Our country is at a pivotal point in the healthcare transformation journey.
As leaders focused on shifting the industry from a “sick care” system to one that promotes health and wellness in communities across the country, we need to address issues of diversity, equity and inclusion.
Today’s patients are more informed and engaged than ever. The rising cost of healthcare, the aging of America, and the global economy are creating new demands that are forcing systems to think differently about the type of care provided and the best way to deliver it.
In addition, 10 years ago, the Affordable Care Act mandated that access to health insurance, as well as prevention and wellness programs, be equitable, and that coverage products not discriminate based on race, color, national origin, sex, age or ability status.
These truths make it critically important for today’s healthcare leaders to focus on creating a diverse workforce that will help us achieve our desired outcome of health equity.
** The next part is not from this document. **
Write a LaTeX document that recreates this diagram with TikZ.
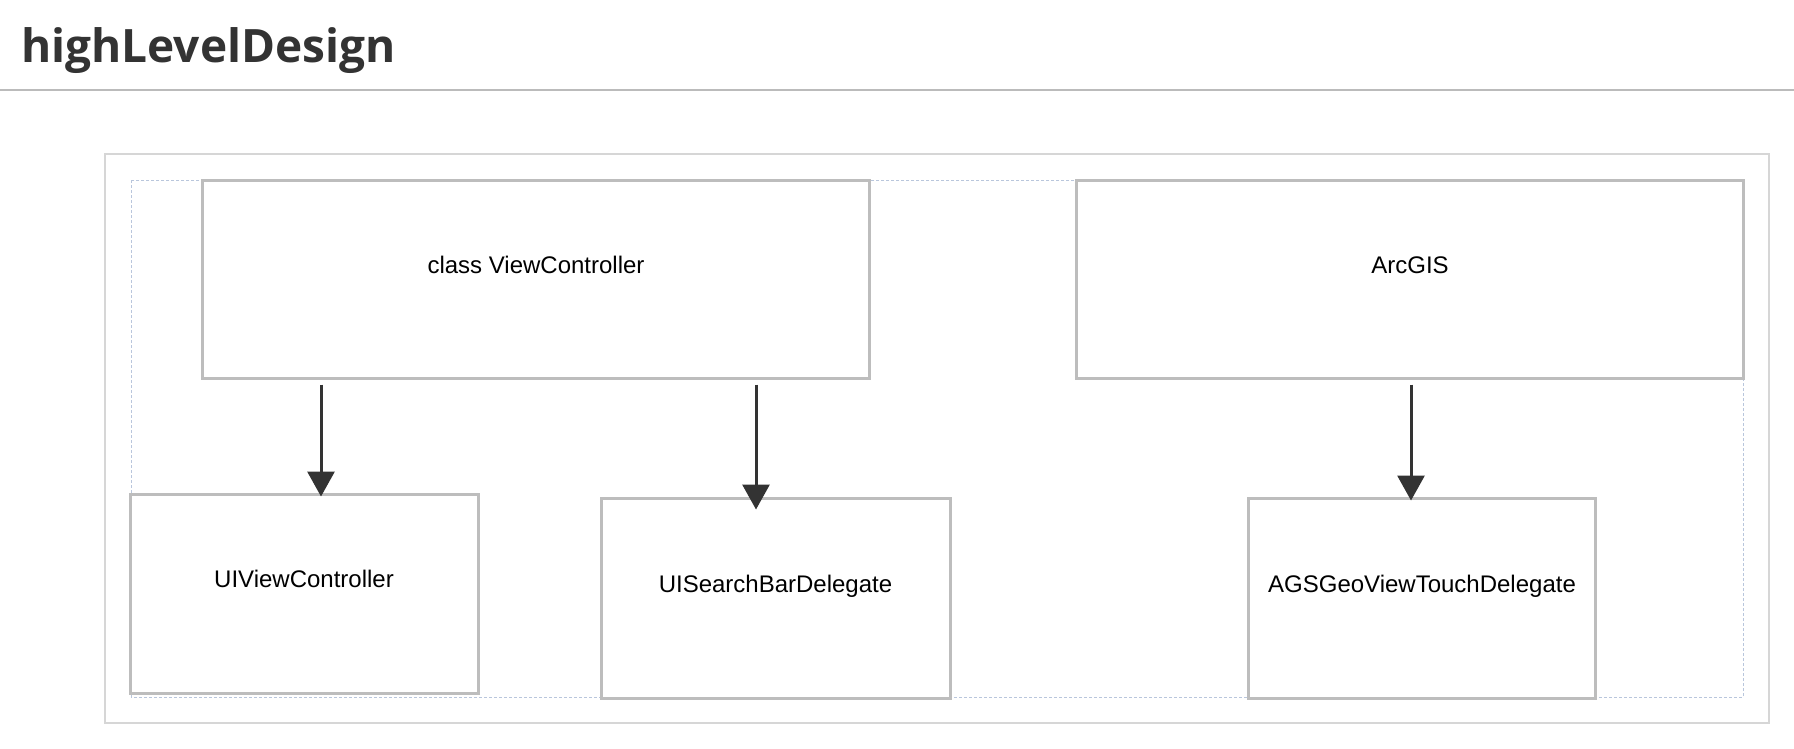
\documentclass[tikz,border=0pt]{standalone}
\usepackage{fontspec}
\setmainfont{Liberation Sans}
\newfontfamily\titlefont{Open Sans}
\usetikzlibrary{arrows.meta}

\definecolor{boxgray}{HTML}{BDBDBD}
\definecolor{ink}{HTML}{333333}
\definecolor{framegray}{HTML}{D6D6D6}
\definecolor{rulegray}{HTML}{BBBBBB}
\definecolor{dotblue}{HTML}{B9C6DC}

\tikzset{
  classbox/.style={rectangle, draw=boxgray, line width=3pt, fill=white, inner sep=0pt,
    font=\fontsize{24}{28}\selectfont, text height=0pt, text depth=12pt},
  uses/.style={draw=ink, line width=3pt, -{Triangle[length=25pt,width=27pt]}},
}

\begin{document}
\begin{tikzpicture}[x=1pt,y=-1pt]
      \useasboundingbox[fill=white] (0,0) rectangle (1794,748);
      % heading
      \node[anchor=base west, inner sep=0pt, text=ink,
            font=\titlefont\bfseries\fontsize{46}{55}\selectfont] (title) at (21,62) {highLevelDesign};
      \draw[rulegray, line width=2pt] (0,90) -- (1794,90);
      % frame and group
      \draw[framegray, line width=1.5pt] (105,154) rectangle (1769,723);
      \draw[dotblue, line width=1pt, dash pattern=on 3pt off 2pt] (131,180) rectangle (1743,697);
      % top row
      \node[classbox, minimum width=667pt, minimum height=198pt] (vc) at (536,279) {class ViewController};
      \node[classbox, minimum width=667pt, minimum height=198pt] (arc) at (1410,279) {ArcGIS};
      % bottom row
      \node[classbox, minimum width=348pt, minimum height=199pt] (uivc) at (304,593.5) {UIViewController};
      \node[classbox, minimum width=349pt, minimum height=200pt] (sbd) at (775.5,598) {UISearchBarDelegate};
      \node[classbox, minimum width=347pt, minimum height=200pt] (ags) at (1422,598) {AGSGeoViewTouchDelegate};
      % arrows
      \draw[uses, shorten <=5pt, shorten >=-4pt] ([xshift=120pt]vc.south west) -- ([xshift=120pt]vc.south west |- uivc.north);
      \draw[uses, shorten <=5pt, shorten >=-13pt] ([xshift=555pt]vc.south west) -- ([xshift=555pt]vc.south west |- sbd.north);
      \draw[uses, shorten <=5pt, shorten >=-4pt] ([xshift=336pt]arc.south west) -- ([xshift=336pt]arc.south west |- ags.north);
\end{tikzpicture}
\end{document}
In my view, the systems that will prevail are the ones that truly understand the role that culture, history, institutional racism and discrimination play in the ability or inability of individuals from different backgrounds to truly engage with the healthcare system in meaningful ways.
I believe that to break down biases and create the environments required to build better healthcare systems, we must acknowledge one of the root causes of bias: lack of knowledge or experience with diversity.
The capacity to create an experiential and innovative culture increases significantly when the workforce includes highly engaged individuals from diverse backgrounds who serve as senior leaders and policymakers, as well as frontline caregivers responsible for delivering high-quality care in an equitable, affordable and seamless manner.
Bias occurs when we do not have adequate experience with people from different backgrounds and we fail to acknowledge how individual behaviors can be shaped by what people endure both individually and as a community.
When working in a healthcare system, the establishment of environments that have the capacity to deliver equitable care comes from an ability to understand these differences and the roles they play in our ability to give and receive care in a manner that is compassionate and culturally appropriate.
Large systems like Providence that are leading the way in the nation’s healthcare transformation are well-positioned to demonstrate the value that investing in a leadership team with many different cultural and individual backgrounds can bring to delivering on our vision of Health for a Better World, and our promise of easing our patients’ way through the system.
Seven of Providence’s 12-person leadership team are women. There has been a 50% increase in women leaders at Providence over a three-year period, and the system uses a top-to-bottom approach to identify and elevate women leaders in every region at every level.
But this should not come as a surprise. We’re simply following our foremothers’ mission.
Providence, one of the largest not-for-profit health systems in the country, founded in the Catholic tradition by women religious, has never shied away from new frontiers. As a woman of color on the leadership team, I recognize the responsibility I have to serve as an expression of God’s healing love by being steadfast in serving the poor and the vulnerable. That service comes in how we address the physical, social, and emotional needs of our patients.
The capacity to carry out our mission and to transform the health of the nation is dependent on breaking down biases by taking concerted efforts to build healthcare environments where differences in culture become tools that fuel innovation and engagement, as opposed to threats to the status quo. It is a blessing to be able to work with a team that is committed to creating systems of care that eliminate bias, enables the achievement of health equity, and is truly committed to being an agent of change.